The central point of this magnificent document from the Congregation for the Doctrine of the Faith, is in three statements:
1) “Therefore, in connection with the unicity and universality of the salvific mediation of Jesus Christ, the unicity of the Church founded by him must be firmly believed as a truth of Catholic faith. Just as there is one Christ, so there exists a single body of Christ, a single Bride of Christ: “a single Catholic and apostolic Church”. Furthermore, the promises of the Lord that he would not abandon his Church (cf. Mt 16:18; 28:20) and that he would guide her by his Spirit (cf. Jn 16:13) mean, according to Catholic faith, that the unicity and the unity of the Church — like everything that belongs to the Church's integrity — will never be lacking.” (#16)
2) “Therefore, there exists a single Church of Christ, which subsists in the Catholic Church, governed by the Successor of Peter and by the Bishops in communion with him. The Churches which, while not existing in perfect communion with the Catholic Church, remain united to her by means of the closest bonds, that is, by apostolic succession and a valid Eucharist, are true particular Churches. Therefore, the Church of Christ is present and operative also in these Churches, even though they lack full communion with the Catholic Church, since they do not accept the Catholic doctrine of the Primacy, which, according to the will of God, the Bishop of Rome objectively has and exercises over the entire Church.” (#17)
3) “Above all else, it must be firmly believed that “the Church, a pilgrim now on earth, is necessary for salvation: the one Christ is the mediator and the way of salvation; he is present to us in his body which is the Church. He himself explicitly asserted the necessity of faith and baptism (cf. Mk 16:16; Jn 3:5), and thereby affirmed at the same time the necessity of the Church which men enter through baptism as through a door”. This doctrine must not be set against the universal salvific will of God (cf. 1 Tim 2:4); “it is necessary to keep these two truths together, namely, the real possibility of salvation in Christ for all mankind and the necessity of the Church for this salvation”. (#20)
There is an excellent article about Dominus Iesus, by Peter Kreeft, in the National Catholic Register.
“Dominus Iesus, published Aug. 6, 2000, by the Congregation for the Doctrine of the Faith, is one of the most important Church documents of modern times because it concerns what is absolutely central and primary in Christianity, Christ himself, because it defends the most unpopular aspect of the Church’s claim today — its “absolutism” — and because it overcomes the dualism of “liberal” vs. “conservative” by which the media classify and evaluate everything….
“When Dominus Iesus was issued, both groups gagged.

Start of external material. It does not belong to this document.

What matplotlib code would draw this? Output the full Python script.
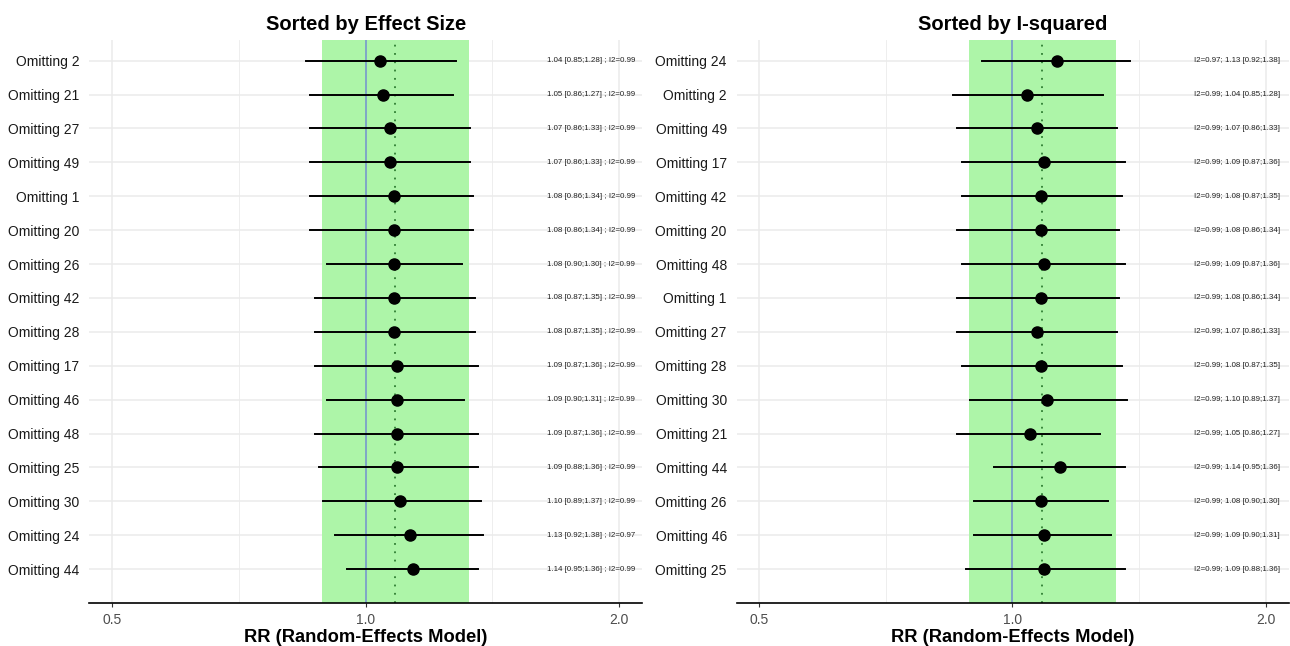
"""Leave-one-out sensitivity plot: two forest panels (effect size / I-squared order)."""

import matplotlib
matplotlib.use('Agg')
import matplotlib.pyplot as plt
import numpy as np

plt.rcParams['font.family'] = ['Liberation Sans', 'DejaVu Sans']

study = [2, 21, 27, 49, 1, 20, 26, 42, 28, 17, 46, 48, 25, 30, 24, 44]
rr = [1.04, 1.05, 1.07, 1.07, 1.08, 1.08, 1.08, 1.08, 1.08, 1.09, 1.09, 1.09, 1.09, 1.10, 1.13, 1.14]
lo = [0.85, 0.86, 0.86, 0.86, 0.86, 0.86, 0.90, 0.87, 0.87, 0.87, 0.90, 0.87, 0.88, 0.89, 0.92, 0.95]
hi = [1.28, 1.27, 1.33, 1.33, 1.34, 1.34, 1.30, 1.35, 1.35, 1.36, 1.31, 1.36, 1.36, 1.37, 1.38, 1.36]
i2 = [0.99, 0.99, 0.99, 0.99, 0.99, 0.99, 0.99, 0.99, 0.99, 0.99, 0.99, 0.99, 0.99, 0.99, 0.97, 0.99]

# row order, top to bottom
order_effect = [2, 21, 27, 49, 1, 20, 26, 42, 28, 17, 46, 48, 25, 30, 24, 44]
order_i2 = [24, 2, 49, 17, 42, 20, 48, 1, 27, 28, 30, 21, 44, 26, 46, 25]

# pooled estimate and CI (green band)
pooled_rr = 1.085
pooled_lo = 0.888
pooled_hi = 1.327

C_BAND = '#adf5a8'
C_NULL = '#7c9fca'
C_POOL = '#2e7d32'
C_GRID = '#ebebeb'

fig = plt.figure(figsize=(12.9, 6.46), dpi=100)
ax1 = fig.add_axes([0.069, 0.0666, 0.429, 0.872])
ax2 = fig.add_axes([0.571, 0.0666, 0.428, 0.872])


def panel(ax, order, title, label_fmt):
    n = len(order)
    idx = [study.index(s) for s in order]
    ys = np.arange(n, 0, -1)
    ax.set_xscale('log')
    ax.set_xlim(0.47, 2.13)
    ax.set_ylim(0.0, n + 0.62)

    # grid
    for g in [0.5, 1.0, 2.0]:
        ax.axvline(g, color=C_GRID, lw=1.1, zorder=0)
    for g in [np.sqrt(0.5), np.sqrt(2.0)]:
        ax.axvline(g, color=C_GRID, lw=0.6, zorder=0)
    for y in ys:
        ax.axhline(y, color=C_GRID, lw=1.1, zorder=0)

    ax.axvspan(pooled_lo, pooled_hi, color=C_BAND, lw=0, zorder=1)
    ax.axvline(1.0, color=C_NULL, lw=1.3, zorder=2)
    ax.axvline(pooled_rr, color=C_POOL, lw=1.3, ls=(0, (1, 3.6)), zorder=2)

    for y, i in zip(ys, idx):
        ax.plot([lo[i], hi[i]], [y, y], color='black', lw=1.4, zorder=3)
        ax.plot(rr[i], y, 'o', color='black', ms=8, zorder=4)
        ax.text(1.85, y, label_fmt(i), ha='center', va='center',
                fontsize=5.7, color='#222222', zorder=5)

    ax.set_yticks(ys)
    ax.set_yticklabels(['Omitting %d' % s for s in order], fontsize=10, color='#1a1a1a')
    ax.set_xticks([0.5, 1.0, 2.0])
    ax.set_xticklabels(['0.5', '1.0', '2.0'], fontsize=10, color='#4d4d4d')
    ax.xaxis.set_minor_locator(matplotlib.ticker.NullLocator())
    ax.tick_params(axis='y', length=0, pad=7)
    ax.tick_params(axis='x', length=3, width=0.8, color='#333333', pad=4)
    for side in ['top', 'right', 'left']:
        ax.spines[side].set_visible(False)
    ax.spines['bottom'].set_linewidth(1.2)
    ax.set_title(title, fontsize=14.5, fontweight='bold', pad=7)
    ax.set_xlabel('RR (Random-Effects Model)', fontsize=13.2, fontweight='bold', labelpad=2)


panel(ax1, order_effect, 'Sorted by Effect Size',
      lambda i: '%.2f [%.2f;%.2f] ; I2=%.2f' % (rr[i], lo[i], hi[i], i2[i]))
panel(ax2, order_i2, 'Sorted by I-squared',
      lambda i: 'I2=%.2f; %.2f [%.2f;%.2f]' % (i2[i], rr[i], lo[i], hi[i]))

fig.savefig('out.png', dpi=100, facecolor='white')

The Fundamentalists found it too liberal and universalistic, and the Liberals found it too conservative and exclusivist. It’s not surprising that it happened to Dominus Iesus because the same thing happened to Jesus himself: Sadducees and Pharisees, Herodians and Zealots, suddenly found one thing to agree about. They had found their common enemy.
“Throughout Christian history the pattern has repeated itself. There have always been the “faith alone” fundamentalists (Tatian, Tertullian, Bernard, Luther) and the “reason trumps faith” liberals (Origen, Abelard, Spinoza, Bultmann), but also the “both-and” defenders of mainline orthodoxy (Justin Martyr, Augustine, Aquinas, Newman, Chesterton). …
“Dominus Iesus not only overcomes the “liberal”/“conservative” divide but it also unites the positive in both while rejecting the negative. It is not a compromise but a “higher synthesis.” …
“The three main points of this document concern (1) Christ, (2) the Catholic Church, and (3) the Kingdom of God. The first is the longest and most important. Its central passage says that:
“God, who desires to call all people to himself in Christ … does not fail to make himself present in many ways, not only to individuals, but also to entire peoples through their spiritual riches, of which their religions are the main and essential expression even when they contain ‘gaps, insufficiencies and errors.’ Therefore the sacred books of other religions, which in actual fact direct and nourish the existence of their followers, receive from the mystery of Christ the elements of goodness and grace which they contain.
“The salvific action of Jesus Christ, with and through his Spirit, extends beyond the visible boundaries of the Church to all humanity … for all men of good will in whose hearts grace is active invisibly. For since Christ died for all, and since all men are in fact called to one and the same destiny, which is divine, we must hold that the Holy Spirit offers to all the possibility of being made partners, in a way known to God, in the paschal mystery.” But “they acquire meaning and value only from Christ’s own mediation, and they cannot be understood as parallel or complementary to his.”